Shall I get a more turists if I shall be registered in the Hostelling International ?
Thank you
Shall I get a more turists if I shall be registered in the Hostelling International ?
Thank you
Hi Peter, You will only get the tourists if your hostel is in a location where tourists want to go. I dont think that there is much benifit of registering with hosteling international but a safer bet would be to sign up to internet booking websites like 'hostelworld.com' because more & more people are now opting for online reservations.
Thank you
So as I understood , the hostelbookers.com and hostels.com are working only with H I ?
No no, they are working with anyone. Forget HI, they are the dinosaurs of the hostel business and will soon be extinct anyway!![]()
Thanks
What are the main proves that HI can be abolished in the future ?
Well, I´m not a prophet. I can´t tell what happens in 50 years.
I can make an educated guess about the next couple of years - I make a judgement based on the experience of the last couple of years and extrapolate.
HI has some very good hostels in some countries, but generally speaking: HI has a very bad reputation among travellers. Their hostels are known to be big and impersonal, to have too strict rules and usually to be located in the boonies. I can see no advantage in being part of their brand.
The YHA (HI in England & Wales) used to be a network of hostel enthusiasts. Gradually and insidiously, just like in Animal Farm, the business people in it took over and squeezed out the enthusiasts. Until recently they were maintaining some of their excellent small hostels in country areas and small towns, largely with the work of enthusiastic volunteers. They invited people to give donations to the 'small hostels fund'. Those volunteers helped to increase the value of the hostels. The YHA then turned round and said 'We're going to sell the hostels', and those same enthusiasts had to BUY them, and pay the YHA for the increased value that THEY had put into them!!
So HI is now just an impersonal organisation. But, that said, they are known to the community and their handbook (hostel guide) is widely used. Some new country hostels and bunkhouses in Britain think it worthwhile to use their handbook as an advertising means (for a fee of course), and become associate members. So just consider it as a business proposition, maybe try it for a year or two. But if HI insist on lots of ways of doing things, you might be best to stay out of it.

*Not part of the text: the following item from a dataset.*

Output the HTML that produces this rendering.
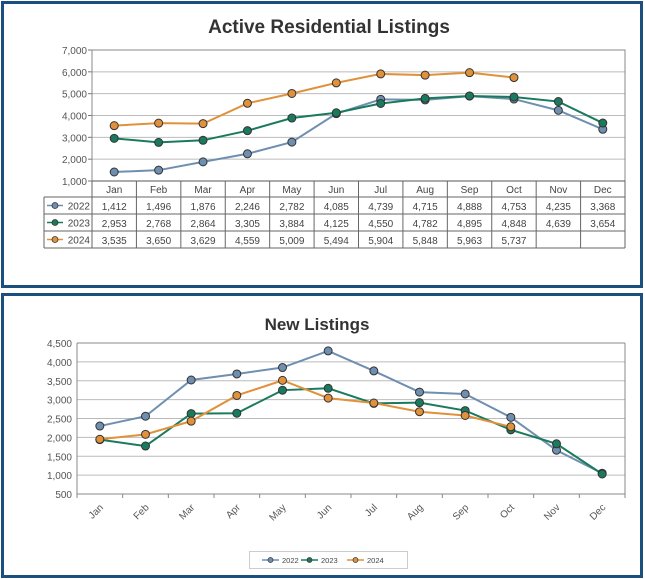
<!DOCTYPE html>
<html><head><meta charset="utf-8"><style>
html,body{margin:0;padding:0;background:#fff;}
svg{display:block;font-family:"Liberation Sans",sans-serif;}
</style></head><body>
<svg id="s" width="645" height="579" viewBox="0 0 645 579" xmlns="http://www.w3.org/2000/svg">
<rect x="0" y="0" width="645" height="579" fill="#fff"/>
<rect x="2.5" y="2.5" width="639" height="284" fill="none" stroke="#1b4f7e" stroke-width="3"/>
<rect x="2.5" y="294.5" width="639" height="282" fill="none" stroke="#1b4f7e" stroke-width="3"/>
<text x="329" y="33" text-anchor="middle" font-size="19" font-weight="bold" fill="#333">Active Residential Listings</text>
<text x="317" y="330" text-anchor="middle" font-size="17" font-weight="bold" fill="#333">New Listings</text>
<g id="g"></g>
</svg>
<script>
var g=document.getElementById('g'),NS='http://www.w3.org/2000/svg';
function el(t,a,txt){var e=document.createElementNS(NS,t);for(var k in a)e.setAttribute(k,a[k]);if(txt!=null)e.textContent=txt;g.appendChild(e);return e;}
var C=['#6f8fb0','#1a7a5e','#e0913a'];
var M=['Jan','Feb','Mar','Apr','May','Jun','Jul','Aug','Sep','Oct','Nov','Dec'];
// Top chart
var L=92,R=625,T=50,B=181;
var d1=[[1412,1496,1876,2246,2782,4085,4739,4715,4888,4753,4235,3368],[2953,2768,2864,3305,3884,4125,4550,4782,4895,4848,4639,3654],[3535,3650,3629,4559,5009,5494,5904,5848,5963,5737]];
function y1(v){return B-(v-1000)/6000*(B-T);}
var cw=(R-L)/12;
for(var i=1;i<=7;i++){var y=y1(i*1000);el('line',{x1:L,x2:R,y1:y,y2:y,stroke:'#bbb','stroke-width':1});el('line',{x1:L-4,x2:L,y1:y,y2:y,stroke:'#777'});el('text',{x:L-5,y:y+4,'text-anchor':'end','font-size':10,fill:'#555'},(i).toString()+',000');}
el('rect',{x:L,y:T,width:R-L,height:B-T,fill:'none',stroke:'#888'});
// table
var rows=[181,197,214,231,248];
el('line',{x1:L,x2:R,y1:181,y2:181,stroke:'#555'});
for(var r=1;r<5;r++)el('line',{x1:44,x2:R,y1:rows[r],y2:rows[r],stroke:'#666'});
el('line',{x1:44,x2:44,y1:197,y2:248,stroke:'#666'});
for(var c=0;c<=12;c++)el('line',{x1:L+c*cw,x2:L+c*cw,y1:181,y2:248,stroke:'#666'});
for(var c=0;c<12;c++){var cx=L+cw*(c+.5);el('text',{x:cx,y:193,'text-anchor':'middle','font-size':10,fill:'#444'},M[c]);
 for(var s=0;s<3;s++){var v=d1[s][c];if(v!=null)el('text',{x:cx,y:rows[s+1]+13,'text-anchor':'middle','font-size':10,fill:'#444'},v.toLocaleString('en-US'));}}
var yrs=['2022','2023','2024'];
for(var s=0;s<3;s++){var yy=rows[s+1]+8.5;el('line',{x1:47,x2:63,y1:yy,y2:yy,stroke:C[s],'stroke-width':1.5});el('circle',{cx:55,cy:yy,r:3,fill:C[s],stroke:'#333','stroke-width':.8});el('text',{x:90,y:yy+4,'text-anchor':'end','font-size':10,fill:'#444'},yrs[s]);}
function series(data,xf,yf,r){for(var s=0;s<3;s++){var p=data[s].map(function(v,i){return xf(i)+','+yf(v);}).join(' ');el('polyline',{points:p,fill:'none',stroke:C[s],'stroke-width':2});}
 for(var s=0;s<3;s++)data[s].forEach(function(v,i){el('circle',{cx:xf(i),cy:yf(v),r:r,fill:C[s],stroke:'#333','stroke-width':1});});}
series(d1,function(i){return L+cw*(i+.5);},y1,4);
// Bottom chart
var L2=77,R2=625,T2=343,B2=494;
function y2(v){return B2-(v-500)/4000*(B2-T2);}
var cw2=(R2-L2)/12;
for(var i=0;i<=8;i++){var v=500+i*500,y=y2(v);el('line',{x1:L2,x2:R2,y1:y,y2:y,stroke:'#bbb'});el('text',{x:L2-5,y:y+4,'text-anchor':'end','font-size':10,fill:'#555'},v.toLocaleString('en-US'));}
el('line',{x1:L2,x2:L2,y1:T2,y2:B2,stroke:'#888'});el('line',{x1:R2,x2:R2,y1:T2,y2:B2,stroke:'#888'});el('line',{x1:L2,x2:R2,y1:T2,y2:T2,stroke:'#888'});
el('line',{x1:L2,x2:R2,y1:B2,y2:B2,stroke:'#888'});
for(var c=0;c<=12;c++)el('line',{x1:L2+c*cw2,x2:L2+c*cw2,y1:B2,y2:B2+4,stroke:'#888'});
for(var c=0;c<12;c++){var cx=L2+cw2*(c+.5)+4;el('text',{x:cx,y:508,'text-anchor':'end','font-size':10,fill:'#555',transform:'rotate(-45 '+cx+' 508)'},M[c]);}
var d2=[[2300,2560,3520,3680,3850,4290,3760,3200,3150,2530,1660,1050],[1940,1770,2630,2640,3250,3300,2900,2920,2710,2200,1830,1030],[1950,2080,2430,3110,3510,3040,2910,2680,2580,2280]];
series(d2,function(i){return L2+cw2*(i+.5);},y2,4);
el('rect',{x:249.5,y:551.5,width:158,height:17,fill:'#fff',stroke:'#ccc'});
var lx=[262,301,347];
for(var s=0;s<3;s++){el('line',{x1:lx[s],x2:lx[s]+17,y1:560,y2:560,stroke:C[s],'stroke-width':1.5});el('circle',{cx:lx[s]+8.5,cy:560,r:2.5,fill:C[s],stroke:'#333','stroke-width':.7});el('text',{x:lx[s]+20,y:563,'font-size':7.5,fill:'#444'},yrs[s]);}
</script>
</body></html>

For some reason I used to think YHA/HI was a not for profit organisation..Was that ever the case?
I've stayed in a few YHA's but generally avoid them as a rule.. I think the problem for a lot of YHA's is that they try to target too much of the market. Families, groups, backpackers, singles, etc etc...
I think santa klaus is right, in that HI's will slowly die out as independent hostels target the backpacker market more effectively. Although that said if HI hostels were to concentrate on the rest of the market, so families, older travellers and school groups they could do very well... Especially with the baby boomers all cashed up and set to retire..
I don't know if this link has been mentioned already, but it lists benefits of Hostelling International Canada -- for reference:
http://www.hihostels.ca/248/hostel+i...nfo+kit.hostel
YHA (England & Wales) is a charity and does not make money for shareholders. That has not stopped it from going millions of £ into the red. It attempts to cure its negative bank balance by selling off its hostels that were originally its heart and soul. Up to the 1960s the YHA WAS its members. Then it developed a hierarchy of managers, and slowly it has squeezed the life and enthusiasm out of those supporters who still kept going. Now it works no differently from any other big organisation, except that it pretends that it has 'members' who love it and want to help it.
The link to the Canadian HI shows it works about the same way as the Eng & Wales one. Ours has its 'enterprise scheme', and several new hostels in country areas join the scheme and find it worthwhile for getting known.